Soil and underground conditions prior to the initiation of rainfall events control the hydrological processes that occur in slopes, affecting the water exchange through their boundaries. The present study aims at identifying suitable variables to be monitored to predict the response of sloping soil to precipitation. The case of a pyroclastic coarse-grained soil mantle overlaying a karstic bedrock in the southern Apennines (Italy) is described. Field monitoring of stream level recordings, meteorological variables, and soil water content and suction has been carried out for a few years. To enrich the field dataset, a synthetic series of 1000 years has been generated with a physically based model coupled to a stochastic rainfall model.

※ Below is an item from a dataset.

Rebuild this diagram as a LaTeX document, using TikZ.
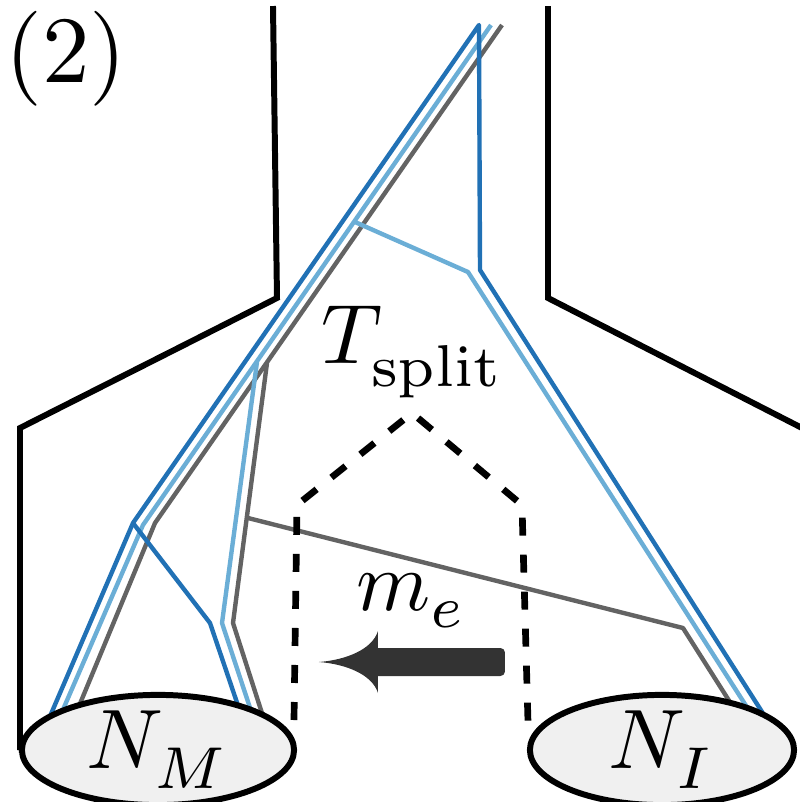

Machine learning techniques have been used to unwrap the non-linear cause-effect relationships linking the variables. The k-means clustering technique has been used for the identification of seasonally recurrent slope conditions in terms of soil moisture and groundwater level, and the random forest technique has been used to assess how the conditions at the onset of rainfall controlled the attitude of the soil mantle to retain much of the infiltrating rainwater. The results show that the response in terms of the fraction of rainwater remaining stored in the soil mantle at the end of rainfall events is controlled by soil moisture and groundwater level prior to the rainfall initiation, giving evidence of the activation of effective drainage processes.